Правда, еще до отъезда в Алексин Константин Сергеевич высказывал сомнение в том, что Певцов будет играть Федора, очевидно, сам Илларион Николаевич признался ему или Владимиру Ивановичу в своих опасениях, в том, что сможет врасти в ансамбль «стариков». Предполагая возможность того (а может быть, и зная о ней), что Москвин останется без дублера, а это в условиях намеченной осенью поездки в Америку было недопустимо, Константин Сергеевич предложил Василию Ивановичу подумать и над ролью Федора. Сначала это предложение ошеломило Василия Ивановича — уж очень крепко засел во всех мхатовцах образ Федора — Москвина, но, прочтя трагедию, он заинтересовался этой ролью. И чем дольше думал и вчитывался, тем яснее и заманчивее вставала перед ним задача создания совсем другого, не схожего с москвинским Федора. Не могу сказать, чтобы он увлекся этой ролью, — слишком многое этому мешало.
Главное, это то, что ему не нравилось произведение А. К. Толстого, стихи которого он считал слабыми, характеристики персонажей — примитивными, композицию — подражательной. «Шекспир для семинаристов» — как-то назвал он его трагедию «Царь Борис». Мешала увлечься и неопределенность положения — ведь уверенности, что ему придется играть, пока не было. Мешало и то, что буквально каждый, кто узнавал о таком предположении, реагировал на него с удивлением.

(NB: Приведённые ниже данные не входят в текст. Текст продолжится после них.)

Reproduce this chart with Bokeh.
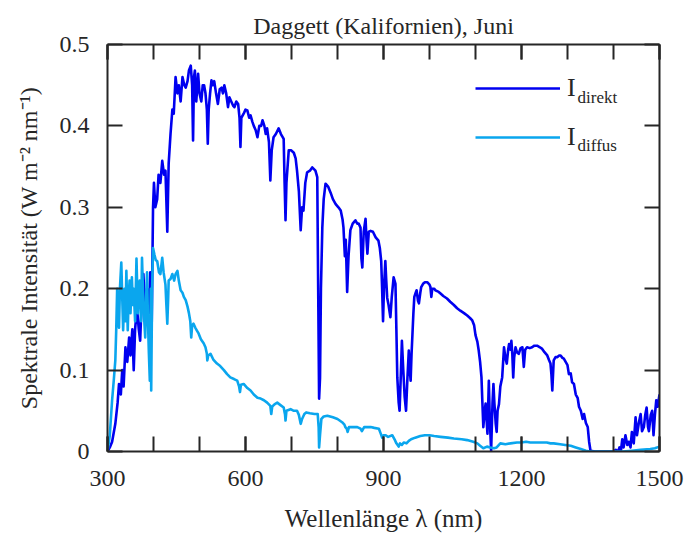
from bokeh.plotting import figure
from bokeh.models import (LinearAxis, FixedTicker, NumeralTickFormatter, Legend, LegendItem, Label)
from bokeh.embed import file_html
from bokeh.resources import INLINE

# ---------------- data ----------------
wl_direct = [300, 305, 310, 317, 322, 325, 329, 332, 335, 339, 343, 347, 350, 354, 357, 360, 364, 368, 371, 374,
             378, 382, 386, 390, 393, 396, 399, 401, 404, 408, 411, 415, 419, 423, 426, 430, 433, 437, 441, 444,
             448, 452, 455, 459, 463, 467, 470, 474, 477, 481, 484, 486, 488, 490, 493, 497, 500, 504, 507, 510,
             513, 516, 518, 520, 523, 526, 529, 532, 536, 540, 544, 548, 551, 554, 558, 562, 565, 569, 573, 576,
             580, 584, 587, 589, 591, 596, 600, 604, 608, 611, 615, 618, 622, 626, 630, 634, 637, 641, 644, 647,
             651, 654, 657, 661, 666, 672, 677, 683, 685, 687, 689, 694, 699, 705, 709, 712, 716, 720, 723, 726,
             730, 734, 740, 745, 752, 756, 758, 760, 762, 764, 767, 770, 774, 780, 785, 790, 796, 802, 807, 811,
             813, 816, 818, 821, 824, 828, 833, 839, 843, 846, 850, 852, 854, 857, 861, 863, 865, 868, 872, 877,
             883, 889, 892, 895, 897, 899, 901, 904, 906, 908, 911, 915, 918, 922, 926, 928, 930, 933, 935, 938,
             940, 943, 946, 949, 952, 955, 957, 959, 961, 963, 965, 967, 970, 972, 975, 977, 980, 982, 986, 990,
             995, 1000, 1002, 1004, 1006, 1010, 1013, 1020, 1024, 1030, 1038, 1045, 1053, 1060, 1067, 1075, 1082, 1088, 1093, 1097,
             1100, 1104, 1107, 1110, 1113, 1115, 1117, 1120, 1122, 1124, 1126, 1129, 1131, 1134, 1137, 1139, 1141, 1144, 1146, 1148,
             1151, 1154, 1158, 1162, 1165, 1168, 1171, 1173, 1176, 1178, 1180, 1182, 1184, 1187, 1190, 1194, 1198, 1202, 1205, 1208,
             1212, 1218, 1223, 1228, 1234, 1240, 1245, 1250, 1256, 1260, 1263, 1265, 1267, 1269, 1270, 1274, 1278, 1282, 1285, 1289,
             1292, 1296, 1300, 1303, 1307, 1310, 1314, 1318, 1322, 1325, 1329, 1333, 1336, 1340, 1344, 1347, 1350, 1360, 1380, 1400,
             1405, 1410, 1413, 1416, 1419, 1422, 1426, 1430, 1433, 1437, 1440, 1444, 1448, 1451, 1455, 1459, 1462, 1466, 1469, 1472,
             1475, 1477, 1481, 1484, 1487, 1490, 1493, 1496, 1500]
i_direct = [0.0, 0.005, 0.012, 0.034, 0.06, 0.083, 0.07, 0.1, 0.08, 0.128, 0.11, 0.14, 0.118, 0.15, 0.10, 0.15, 0.177, 0.15, 0.136, 0.18,
            0.218, 0.17, 0.2, 0.17, 0.22, 0.15, 0.3, 0.33, 0.30, 0.31, 0.34, 0.33, 0.357, 0.34, 0.345, 0.27, 0.354, 0.39, 0.42, 0.415,
            0.46, 0.44, 0.45, 0.43, 0.46, 0.45, 0.447, 0.455, 0.468, 0.474, 0.45, 0.382, 0.46, 0.468, 0.43, 0.464, 0.44, 0.43, 0.45, 0.45,
            0.44, 0.42, 0.378, 0.42, 0.44, 0.456, 0.45, 0.455, 0.44, 0.427, 0.445, 0.447, 0.44, 0.45, 0.44, 0.423, 0.435, 0.43, 0.425, 0.423,
            0.43, 0.427, 0.41, 0.374, 0.41, 0.415, 0.42, 0.419, 0.41, 0.413, 0.405, 0.40, 0.395, 0.386, 0.40, 0.40, 0.407, 0.40, 0.39, 0.397,
            0.38, 0.333, 0.37, 0.386, 0.39, 0.397, 0.39, 0.384, 0.33, 0.284, 0.33, 0.37, 0.37, 0.367, 0.36, 0.345, 0.32, 0.272, 0.30, 0.296,
            0.33, 0.343, 0.345, 0.349, 0.345, 0.337, 0.2, 0.065, 0.09, 0.2, 0.275, 0.31, 0.329, 0.325, 0.318, 0.31, 0.304, 0.30, 0.296, 0.285,
            0.275, 0.24, 0.26, 0.196, 0.24, 0.272, 0.28, 0.284, 0.28, 0.28, 0.275, 0.237, 0.226, 0.27, 0.286, 0.26, 0.243, 0.27, 0.271, 0.27,
            0.263, 0.259, 0.25, 0.234, 0.2, 0.16, 0.2, 0.234, 0.21, 0.189, 0.18, 0.165, 0.19, 0.214, 0.206, 0.15, 0.091, 0.06, 0.05, 0.1,
            0.136, 0.1, 0.067, 0.05, 0.09, 0.124, 0.1, 0.087, 0.12, 0.145, 0.17, 0.19, 0.195, 0.198, 0.185, 0.182, 0.195, 0.202, 0.206, 0.208,
            0.208, 0.205, 0.202, 0.19, 0.2, 0.2, 0.198, 0.196, 0.194, 0.191, 0.188, 0.184, 0.18, 0.176, 0.173, 0.17, 0.167, 0.164, 0.161, 0.155,
            0.143, 0.135, 0.124, 0.11, 0.091, 0.06, 0.03, 0.05, 0.059, 0.04, 0.022, 0.087, 0.04, 0.001, 0.06, 0.083, 0.06, 0.034, 0.024, 0.05,
            0.058, 0.08, 0.091, 0.128, 0.115, 0.108, 0.125, 0.132, 0.125, 0.136, 0.12, 0.091, 0.115, 0.128, 0.122, 0.12, 0.127, 0.128, 0.104, 0.125,
            0.128, 0.127, 0.128, 0.13, 0.13, 0.128, 0.126, 0.122, 0.118, 0.112, 0.108, 0.095, 0.075, 0.1, 0.112, 0.116, 0.116, 0.118, 0.118, 0.115,
            0.114, 0.11, 0.106, 0.095, 0.096, 0.085, 0.083, 0.07, 0.066, 0.055, 0.05, 0.04, 0.046, 0.035, 0.03, 0.012, 0.001, 0.0, 0.0, 0.0,
            0.002, 0.0, 0.005, 0.0, 0.015, 0.005, 0.02, 0.008, 0.012, 0.005, 0.024, 0.01, 0.042, 0.02, 0.035, 0.046, 0.025, 0.03, 0.045, 0.054,
            0.03, 0.025, 0.045, 0.05, 0.02, 0.045, 0.063, 0.055, 0.07]

wl_diffuse = [300, 305, 310, 314, 317, 319, 321, 323, 325, 327, 330, 332, 334, 337, 339, 341, 344, 346, 348, 350,
              353, 355, 357, 360, 363, 366, 368, 370, 373, 375, 377, 379, 382, 384, 386, 388, 390, 392, 394, 395,
              397, 399, 402, 405, 408, 412, 415, 419, 422, 426, 428, 430, 432, 433, 437, 441, 445, 448, 452, 455,
              459, 463, 466, 470, 474, 477, 480, 482, 484, 487, 491, 495, 498, 503, 509, 513, 516, 517, 519, 524,
              530, 538, 545, 553, 560, 567, 575, 582, 586, 588, 590, 596, 604, 611, 618, 626, 633, 640, 647, 654,
              656, 658, 663, 669, 676, 683, 686, 687, 689, 698, 705, 712, 716, 720, 723, 728, 732, 740, 750, 757,
              759, 760, 762, 765, 770, 778, 790, 800, 810, 815, 817, 820, 822, 825, 835, 843, 850, 853, 858, 864,
              872, 880, 890, 894, 897, 900, 904, 910, 919, 924, 928, 933, 936, 940, 944, 950, 955, 960, 969, 980,
              990, 1000, 1010, 1024, 1040, 1053, 1070, 1082, 1095, 1104, 1110, 1117, 1125, 1132, 1140, 1146, 1154, 1165, 1176, 1190,
              1200, 1210, 1219, 1230, 1241, 1255, 1263, 1270, 1284, 1295, 1307, 1318, 1329, 1340, 1350, 1380, 1420, 1440, 1459, 1480,
              1490, 1500]
i_diffuse = [0.0, 0.02, 0.063, 0.09, 0.112, 0.15, 0.2, 0.17, 0.152, 0.2, 0.232, 0.19, 0.149, 0.2, 0.16, 0.222, 0.149, 0.19, 0.21, 0.17,
             0.214, 0.18, 0.2, 0.16, 0.237, 0.17, 0.2, 0.21, 0.16, 0.238, 0.2, 0.17, 0.14, 0.19, 0.22, 0.16, 0.12, 0.087, 0.2, 0.075,
             0.2, 0.25, 0.242, 0.235, 0.234, 0.22, 0.218, 0.238, 0.22, 0.205, 0.18, 0.157, 0.19, 0.21, 0.212, 0.218, 0.21, 0.218, 0.222, 0.21,
             0.198, 0.195, 0.19, 0.186, 0.178, 0.17, 0.16, 0.14, 0.155, 0.157, 0.152, 0.148, 0.145, 0.138, 0.133, 0.128, 0.12, 0.112, 0.118, 0.12,
             0.113, 0.108, 0.105, 0.1, 0.095, 0.091, 0.089, 0.087, 0.08, 0.073, 0.082, 0.083, 0.078, 0.075, 0.07, 0.066, 0.065, 0.063, 0.06, 0.056,
             0.046, 0.055, 0.058, 0.06, 0.057, 0.054, 0.045, 0.038, 0.05, 0.052, 0.05, 0.05, 0.045, 0.034, 0.04, 0.046, 0.048, 0.047, 0.046, 0.046,
             0.03, 0.005, 0.02, 0.04, 0.043, 0.044, 0.042, 0.04, 0.036, 0.033, 0.03, 0.028, 0.024, 0.03, 0.03, 0.03, 0.028, 0.025, 0.03, 0.03,
             0.03, 0.029, 0.028, 0.022, 0.017, 0.02, 0.02, 0.018, 0.02, 0.015, 0.01, 0.006, 0.01, 0.008, 0.011, 0.01, 0.013, 0.015, 0.017, 0.019,
             0.02, 0.02, 0.019, 0.018, 0.017, 0.016, 0.015, 0.014, 0.012, 0.01, 0.007, 0.004, 0.006, 0.005, 0.004, 0.005, 0.01, 0.009, 0.01, 0.011,
             0.011, 0.012, 0.011, 0.011, 0.011, 0.011, 0.01, 0.01, 0.009, 0.008, 0.007, 0.005, 0.003, 0.001, 0.0, 0.0, 0.0, 0.001, 0.002, 0.003,
             0.004, 0.006]

x_labels = [300, 600, 900, 1200, 1500]
x_minor = [300, 400, 500, 600, 700, 800, 900, 1000, 1100, 1200, 1300, 1400, 1500]
y_ticks = [0, 0.1, 0.2, 0.3, 0.4, 0.5]

title_text = "Daggett (Kalifornien), Juni"
x_title = "Wellenlänge λ (nm)"
y_title = "Spektrale Intensität (W m⁻² nm⁻¹)"
series_main = ["I", "I"]
series_sub = ["direkt", "diffus"]

# --------------- styles ---------------
FONT = "Liberation Serif"
INK = "#262626"
C_DIRECT = "#0000f0"
C_DIFFUSE = "#0aa6ee"

p = figure(width=684, height=534, x_range=(300, 1500), y_range=(0, 0.5),
           output_backend="svg", toolbar_location=None,
           min_border_left=107, min_border_right=25, min_border_top=44, min_border_bottom=83)
p.title.text = title_text
p.title.text_font = FONT
p.title.text_font_size = "24px"
p.title.text_font_style = "normal"
p.title.text_color = INK
p.title.align = "center"
p.title.standoff = 12
p.xgrid.visible = False
p.ygrid.visible = False
p.outline_line_color = None
p.background_fill_color = "white"
p.border_fill_color = "white"

xt = FixedTicker(ticks=x_labels, minor_ticks=x_minor)
yt = FixedTicker(ticks=y_ticks, minor_ticks=[])


def style_axis(ax, labels=True):
    ax.axis_line_color = INK
    ax.axis_line_width = 2
    ax.major_tick_line_color = INK
    ax.major_tick_line_width = 2
    ax.minor_tick_line_color = INK
    ax.minor_tick_line_width = 2
    ax.major_tick_in = 15
    ax.major_tick_out = 0
    ax.minor_tick_in = 15
    ax.minor_tick_out = 0
    if labels:
        ax.major_label_text_font = FONT
        ax.major_label_text_font_size = "24px"
        ax.major_label_text_color = INK
        ax.axis_label_text_font = FONT
        ax.axis_label_text_font_size = "24px"
        ax.axis_label_text_font_style = "normal"
        ax.axis_label_text_color = INK
    else:
        ax.major_label_text_font_size = "1px"
        ax.major_label_text_color = None
        ax.major_label_standoff = 0


xa = p.xaxis[0]
xa.ticker = xt
xa.axis_label = x_title
style_axis(xa)
xa.axis_label_text_font_size = "25px"
xa.major_label_standoff = 19
xa.axis_label_standoff = 16

ya = p.yaxis[0]
ya.ticker = yt
ya.formatter = NumeralTickFormatter(format="0.[0]")
ya.axis_label = y_title
style_axis(ya)
ya.major_label_standoff = 18
ya.axis_label_standoff = 15

top = LinearAxis(ticker=FixedTicker(ticks=x_labels, minor_ticks=x_minor))
style_axis(top, labels=False)
p.add_layout(top, "above")
right = LinearAxis(ticker=FixedTicker(ticks=y_ticks, minor_ticks=[]))
style_axis(right, labels=False)
p.add_layout(right, "right")

r1 = p.line(wl_direct, i_direct, line_color=C_DIRECT, line_width=2.6, line_join="round")
r2 = p.line(wl_diffuse, i_diffuse, line_color=C_DIFFUSE, line_width=2.6, line_join="round")

legend = Legend(items=[LegendItem(label=series_main[0], renderers=[r1]),
                       LegendItem(label=series_main[1], renderers=[r2])],
                location=(368, 299), padding=0, margin=0, spacing=19,
                glyph_width=85, glyph_height=20, label_height=20, label_standoff=7,
                label_text_font=FONT, label_text_font_size="26px", label_text_color=INK,
                border_line_alpha=0, background_fill_alpha=0)
p.add_layout(legend, "center")

for k, (xs, ys) in enumerate([(1322, 0.435), (1322, 0.376)]):
    p.add_layout(Label(x=xs, y=ys, text=series_sub[k], text_font=FONT, text_font_size="17px",
                       text_color=INK, text_align="left", text_baseline="alphabetic"))

open("out.html", "w").write(file_html(p, INLINE))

Но все-таки Василий Иванович несколько раз читал мне с глазу на глаз отдельные места роли Федора. Он легким пунктиром намечал линию роли, вернее, то в роли, что ему казалось главным: что Федор — сын Грозного, Рюрикович, что в нем царь только скрывается под обликом пономаря, и моменты, когда это царское прорывается наружу, естественны для него. Конечно, большую роль в направлении его поисков играло стремление (может быть, даже и не вполне сознательное) уйти от Москвина, у которого «пономарь» был главным и проявление царственности было неожиданным, мучительным и противоестественным.